## Task input
-----

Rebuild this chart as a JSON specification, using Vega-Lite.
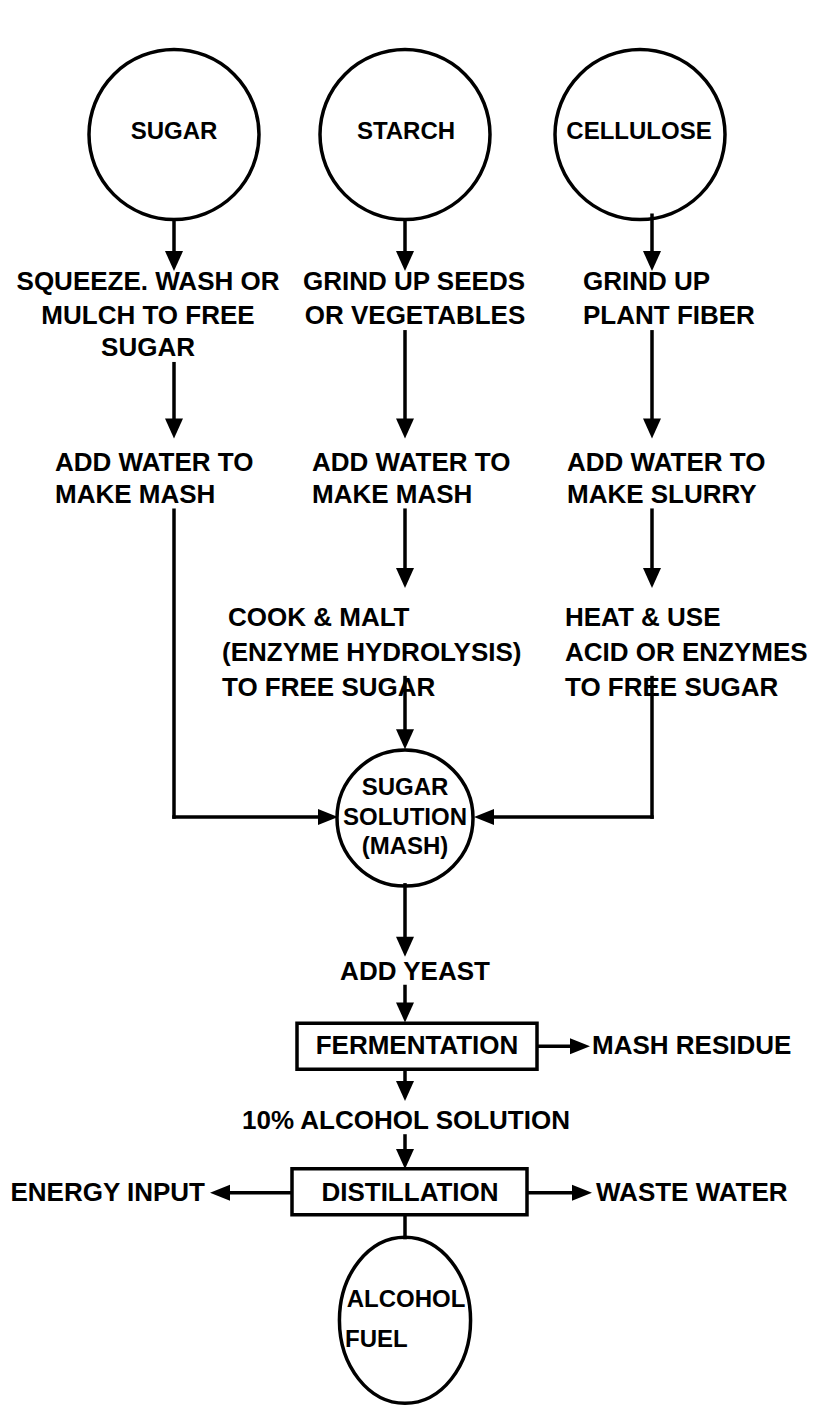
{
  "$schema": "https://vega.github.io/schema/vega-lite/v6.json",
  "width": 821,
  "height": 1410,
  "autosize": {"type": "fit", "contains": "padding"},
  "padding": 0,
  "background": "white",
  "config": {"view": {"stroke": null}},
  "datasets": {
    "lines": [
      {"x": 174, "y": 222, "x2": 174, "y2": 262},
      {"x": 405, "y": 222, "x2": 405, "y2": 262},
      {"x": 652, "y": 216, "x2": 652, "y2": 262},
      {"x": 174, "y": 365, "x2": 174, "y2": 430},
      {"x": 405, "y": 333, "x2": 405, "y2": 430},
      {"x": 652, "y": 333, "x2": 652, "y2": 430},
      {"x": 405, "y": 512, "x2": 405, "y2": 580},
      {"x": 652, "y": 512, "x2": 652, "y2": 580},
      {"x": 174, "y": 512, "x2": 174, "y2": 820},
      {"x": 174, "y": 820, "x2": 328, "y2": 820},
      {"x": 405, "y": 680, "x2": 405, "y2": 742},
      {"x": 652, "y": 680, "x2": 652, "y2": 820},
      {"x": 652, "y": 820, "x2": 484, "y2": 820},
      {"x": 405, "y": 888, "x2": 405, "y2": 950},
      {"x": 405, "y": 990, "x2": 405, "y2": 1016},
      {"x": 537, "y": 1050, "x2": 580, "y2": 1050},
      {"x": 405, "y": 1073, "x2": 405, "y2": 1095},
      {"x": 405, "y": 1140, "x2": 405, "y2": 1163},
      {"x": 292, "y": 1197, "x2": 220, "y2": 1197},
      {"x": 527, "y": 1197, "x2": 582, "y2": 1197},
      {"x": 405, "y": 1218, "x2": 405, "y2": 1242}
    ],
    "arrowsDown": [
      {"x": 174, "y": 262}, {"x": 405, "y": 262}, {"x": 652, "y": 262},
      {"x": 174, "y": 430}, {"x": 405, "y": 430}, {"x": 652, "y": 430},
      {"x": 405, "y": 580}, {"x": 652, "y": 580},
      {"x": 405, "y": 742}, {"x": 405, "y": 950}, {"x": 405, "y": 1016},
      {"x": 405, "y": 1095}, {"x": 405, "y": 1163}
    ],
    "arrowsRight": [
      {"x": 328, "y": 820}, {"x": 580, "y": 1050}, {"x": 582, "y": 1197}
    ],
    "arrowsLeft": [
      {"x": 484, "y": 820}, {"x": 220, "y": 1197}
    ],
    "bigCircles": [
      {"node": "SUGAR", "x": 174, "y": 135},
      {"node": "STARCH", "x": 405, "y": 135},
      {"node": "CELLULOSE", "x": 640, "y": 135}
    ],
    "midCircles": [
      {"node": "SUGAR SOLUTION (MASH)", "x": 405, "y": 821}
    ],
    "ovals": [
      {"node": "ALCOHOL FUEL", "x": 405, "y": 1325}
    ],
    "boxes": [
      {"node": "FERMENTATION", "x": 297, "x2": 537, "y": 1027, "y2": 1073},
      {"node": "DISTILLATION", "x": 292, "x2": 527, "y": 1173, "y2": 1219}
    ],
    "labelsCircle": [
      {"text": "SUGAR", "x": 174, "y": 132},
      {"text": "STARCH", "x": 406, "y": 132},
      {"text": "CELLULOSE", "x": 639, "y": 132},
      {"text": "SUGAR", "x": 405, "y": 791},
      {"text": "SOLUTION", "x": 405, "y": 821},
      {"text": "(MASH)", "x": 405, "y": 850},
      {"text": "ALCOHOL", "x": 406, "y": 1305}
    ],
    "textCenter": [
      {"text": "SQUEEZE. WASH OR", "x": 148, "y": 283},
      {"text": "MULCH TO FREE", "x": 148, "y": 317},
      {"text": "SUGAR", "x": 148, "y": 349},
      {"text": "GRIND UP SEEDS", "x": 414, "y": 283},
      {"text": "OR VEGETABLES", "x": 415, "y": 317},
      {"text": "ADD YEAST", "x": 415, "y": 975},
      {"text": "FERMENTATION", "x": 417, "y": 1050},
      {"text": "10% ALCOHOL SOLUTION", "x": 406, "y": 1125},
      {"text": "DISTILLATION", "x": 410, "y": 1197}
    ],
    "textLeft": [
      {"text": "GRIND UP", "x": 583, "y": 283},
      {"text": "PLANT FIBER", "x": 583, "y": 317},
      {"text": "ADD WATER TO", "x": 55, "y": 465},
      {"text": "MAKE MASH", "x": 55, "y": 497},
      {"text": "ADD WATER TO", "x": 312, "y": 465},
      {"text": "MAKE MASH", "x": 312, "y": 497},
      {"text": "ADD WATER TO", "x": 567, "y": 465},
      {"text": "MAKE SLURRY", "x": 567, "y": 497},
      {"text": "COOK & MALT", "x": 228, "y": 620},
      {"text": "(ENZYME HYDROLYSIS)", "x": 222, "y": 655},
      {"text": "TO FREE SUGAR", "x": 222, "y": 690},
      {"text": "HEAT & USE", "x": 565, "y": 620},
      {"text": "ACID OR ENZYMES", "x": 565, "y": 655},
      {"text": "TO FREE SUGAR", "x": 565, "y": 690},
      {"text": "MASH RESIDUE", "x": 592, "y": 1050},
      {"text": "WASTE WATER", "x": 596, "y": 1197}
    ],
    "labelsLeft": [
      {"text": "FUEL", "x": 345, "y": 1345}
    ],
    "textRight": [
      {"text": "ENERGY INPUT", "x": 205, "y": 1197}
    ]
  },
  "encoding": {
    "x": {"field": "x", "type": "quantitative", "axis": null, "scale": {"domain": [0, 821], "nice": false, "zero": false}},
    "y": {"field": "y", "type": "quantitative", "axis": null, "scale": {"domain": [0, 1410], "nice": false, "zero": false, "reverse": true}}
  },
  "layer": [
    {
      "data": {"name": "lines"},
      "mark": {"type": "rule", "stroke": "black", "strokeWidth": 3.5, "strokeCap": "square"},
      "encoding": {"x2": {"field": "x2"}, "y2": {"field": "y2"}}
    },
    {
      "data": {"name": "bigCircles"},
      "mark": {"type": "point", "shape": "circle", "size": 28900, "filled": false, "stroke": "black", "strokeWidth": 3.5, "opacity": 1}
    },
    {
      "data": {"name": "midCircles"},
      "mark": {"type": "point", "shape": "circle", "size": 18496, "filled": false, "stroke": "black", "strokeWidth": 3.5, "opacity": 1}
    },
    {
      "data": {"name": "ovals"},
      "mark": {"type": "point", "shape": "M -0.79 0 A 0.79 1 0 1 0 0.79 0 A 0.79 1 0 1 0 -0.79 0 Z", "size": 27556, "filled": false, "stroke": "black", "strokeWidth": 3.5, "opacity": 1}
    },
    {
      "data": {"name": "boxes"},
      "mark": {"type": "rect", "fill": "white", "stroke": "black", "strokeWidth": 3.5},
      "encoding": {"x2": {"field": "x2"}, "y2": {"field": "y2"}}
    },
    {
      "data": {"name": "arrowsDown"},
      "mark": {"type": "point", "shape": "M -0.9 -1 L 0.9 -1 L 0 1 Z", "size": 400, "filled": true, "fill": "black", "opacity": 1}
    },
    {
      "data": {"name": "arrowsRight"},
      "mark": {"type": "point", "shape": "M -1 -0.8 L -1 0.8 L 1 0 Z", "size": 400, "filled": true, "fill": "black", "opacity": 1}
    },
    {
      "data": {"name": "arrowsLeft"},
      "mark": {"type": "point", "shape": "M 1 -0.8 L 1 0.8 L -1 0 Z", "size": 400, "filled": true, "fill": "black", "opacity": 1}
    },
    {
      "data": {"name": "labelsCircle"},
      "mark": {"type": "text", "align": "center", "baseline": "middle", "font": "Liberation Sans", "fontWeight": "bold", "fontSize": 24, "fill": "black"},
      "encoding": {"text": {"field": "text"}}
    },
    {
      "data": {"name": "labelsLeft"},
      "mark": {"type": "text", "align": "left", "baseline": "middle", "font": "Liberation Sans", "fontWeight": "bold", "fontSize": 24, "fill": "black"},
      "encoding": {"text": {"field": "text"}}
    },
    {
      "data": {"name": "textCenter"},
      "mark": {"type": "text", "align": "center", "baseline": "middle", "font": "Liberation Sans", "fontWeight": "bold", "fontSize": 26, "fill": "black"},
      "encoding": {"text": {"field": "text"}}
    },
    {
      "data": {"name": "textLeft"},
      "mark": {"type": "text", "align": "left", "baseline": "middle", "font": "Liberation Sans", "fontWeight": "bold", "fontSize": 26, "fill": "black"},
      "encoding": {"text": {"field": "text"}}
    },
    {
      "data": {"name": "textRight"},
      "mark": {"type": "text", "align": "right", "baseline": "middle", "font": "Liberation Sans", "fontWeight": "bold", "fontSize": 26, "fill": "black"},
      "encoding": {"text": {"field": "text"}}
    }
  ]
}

-----

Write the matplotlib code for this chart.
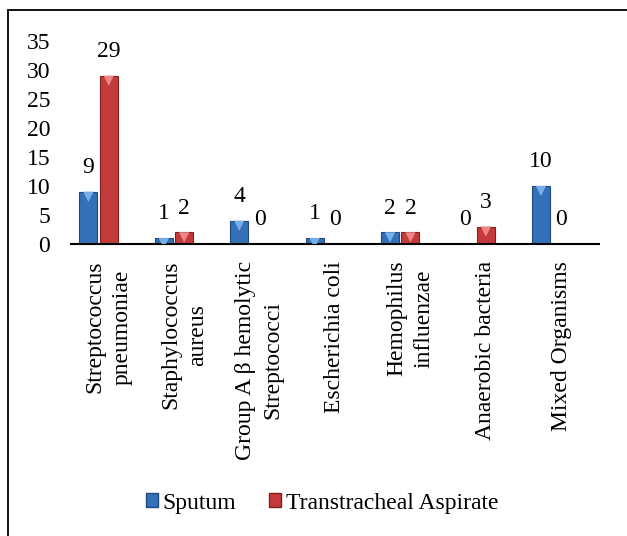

-----

## Task instructions
Copy out every line from the data above that has "this" in it.

## Answer to the problem
Rebuild this chart as a JSON specification, using Vega-Lite.
Write the matplotlib code for this chart.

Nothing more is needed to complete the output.